Похититель детей (Тислер) - страница 187

Это послеобеденное время по воскресеньям было трудно выносить. Снова и снова разговор неизбежно возвращался к Феликсу, хотя Гаральд и Анна старались избежать этого и умело переводили в другое русло любую тему, которая могла этого коснуться. Но матери Анны всегда удавалось разразиться слезами, и она задавала одни и те же вопросы, на которые никто не мог ответить. В большинстве случаев это продолжалось полчаса. Пока мать всхлипывала, отец брал в руки иллюстрированный журнал и перелистывал его. Его рот превращался в узкую четкую полоску, губы исчезали. Между ними невозможно было бы просунуть почтовую марку. Гаральд не отрываясь смотрел на скатерть и помешивал свой кофе, хотя в нем не было сахара. Он размешивал кофе минут двадцать или больше. Пока мать не переставала плакать.

Мать Анны могла плакать, Анна — нет. Она могла утешиться куском вишневого пирога, Анна — нет.

У нее не было никого, с кем она могла бы поговорить, но ей и не хотелось, чтобы такой человек был. Это было как с землетрясением: на протяжении недели об этом говорят по телевизору, все сочувствуют и соболезнуют, потом катастрофа забывается, хотя потерпевшие еще годами будут мучиться от ее последствий. Так есть и так, наверное, будет всегда, потому что каждое страдание действует на нервы посторонним, если они снова и снова о нем слышат. Этого не выдержит ни один человек. И через время сочувствие превращается в отторжение и агрессию. Ни один друг и ни одна подруга не выдержали бы, если бы она месяцами говорила о Феликсе. Поэтому она даже не пыталась этого делать и оставалась наедине со своими мыслями. Она всегда радовалась минутам перед сном, когда в мыслях была вместе с Феликсом и никто ей не мешал. И каждый раз она молилась, чтобы к ней пришел сон, в котором сын был бы с ней.
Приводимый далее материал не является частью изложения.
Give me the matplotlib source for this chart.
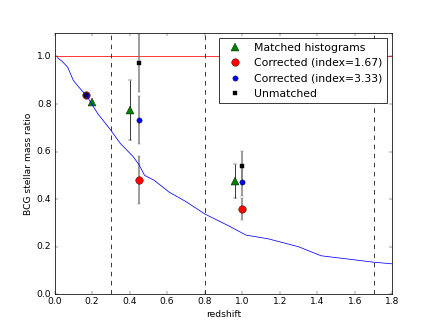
import matplotlib
matplotlib.use("Agg")
import matplotlib.pyplot as plt

plt.style.use('classic')

# Model curve
curve_z = [0.015, 0.04, 0.07, 0.10, 0.12, 0.175, 0.23, 0.30, 0.35, 0.42, 0.45, 0.48, 0.53,
           0.61, 0.70, 0.80, 0.93, 1.02, 1.14, 1.30, 1.42, 1.70, 1.80]
curve_r = [0.995, 0.98, 0.955, 0.90, 0.88, 0.83, 0.76, 0.69, 0.635, 0.578, 0.545, 0.50, 0.48,
           0.43, 0.39, 0.338, 0.287, 0.249, 0.233, 0.20, 0.162, 0.135, 0.128]

# Matched histograms
match_z = [0.20, 0.40, 0.96]
match_r = [0.81, 0.775, 0.475]
match_e = [0.0, 0.125, 0.072]

# Corrected (index=1.67)
c167_z = [0.17, 0.45, 1.00]
c167_r = [0.84, 0.48, 0.36]
c167_e = [0.0, 0.10, 0.047]

# Corrected (index=3.33)
c333_z = [0.17, 0.45, 1.00]
c333_r = [0.84, 0.733, 0.473]
c333_e = [0.0, 0.10, 0.06]

# Unmatched
unm_z = [0.17, 0.45, 1.00]
unm_r = [0.84, 0.971, 0.541]
unm_e = [0.0, 0.122, 0.063]

vlines = [0.3, 0.8, 1.7]

fig = plt.figure(figsize=(8, 6), dpi=54.5, facecolor='white')
ax = fig.add_subplot(111)

ax.axhline(1.0, color='r')
for v in vlines:
    ax.axvline(v, color='k', linestyle='--')

ax.errorbar(match_z, match_r, yerr=match_e, fmt='none', ecolor='k', capsize=3)
ax.errorbar(c167_z, c167_r, yerr=c167_e, fmt='none', ecolor='0.5', elinewidth=2, capsize=3)
ax.errorbar(c333_z, c333_r, yerr=c333_e, fmt='none', ecolor='0.5', elinewidth=2, capsize=3)
ax.errorbar(unm_z, unm_r, yerr=unm_e, fmt='none', ecolor='0.5', elinewidth=2, capsize=3)

ax.plot(match_z, match_r, 'g^', markersize=10, label='Matched histograms')
ax.plot(c167_z, c167_r, 'ro', markersize=10, label='Corrected (index=1.67)')
ax.plot(c333_z, c333_r, 'bo', markersize=7, label='Corrected (index=3.33)')
ax.plot(unm_z, unm_r, 'ks', markersize=4, label='Unmatched')

ax.plot(curve_z, curve_r, 'b-')

ax.set_xlim(0, 1.8)
ax.set_ylim(0, 1.1)
ax.set_xlabel('redshift')
ax.set_ylabel('BCG stellar mass ratio')
ax.legend(loc='upper right', numpoints=1)

fig.savefig('out.png', dpi=54.5, facecolor='white')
Был зимний вечер в конце января. Суббота. Точную дату она забыла. Было ужасно холодно, потому что дул сильный ветер. Буря завывала вокруг дома, старый каштан перед окном кухни подозрительно скрипел, и Анна боялась, что дерево упадет на крышу. Собственно, это ей было все равно, но каштан с почти стопроцентной вероятностью разбил бы окно в детской, а этого она бы не вынесла. Ей было страшно даже представить, что ночью ледяной ветер будет гулять по комнате Феликса и свистеть над его кроватью.

Анна сидела в своей комнате за компьютером, бесцельно блуждала по Интернету, а потом решила пойти вниз и посмотреть телевизор, пока не отключилось электричество.

В кресле сидел Гаральд. В первый момент она испугалась, потому что думала, что он ушел, как почти каждую субботу, в пивную «Штертебеккер» играть в скат. Но он не играл в скат, он сидел в гостиной и смотрел на нее. У него в руках не было ни бокала, ни газеты, ни книги, ни пульта от телевизора — ничего. Он просто сидел тут. Она забеспокоилась, но не спросила, что случилось. Она взяла газету с телевизионной программой, посмотрела в нее к хотела пройти мимо мужа, чтобы включить телевизор. В этот момент он взял Анну за руку и потянул к себе на колени. Впервые за долгое время. Он крепко обнял и удержал ее. Ей было неописуемо хорошо. У нее было такое чувство, словно она уже давно дрейфовала в океане, а теперь появился кто-то, кто вытащил ее из воды в лодку, завернул в одеяло и снова заставил кровь пульсировать в ее жилах. Ей хотелось оставаться так часами и днями. Оба не сказали друг другу ни слова, он просто поднял ее на руки и понес наверх, в спальню.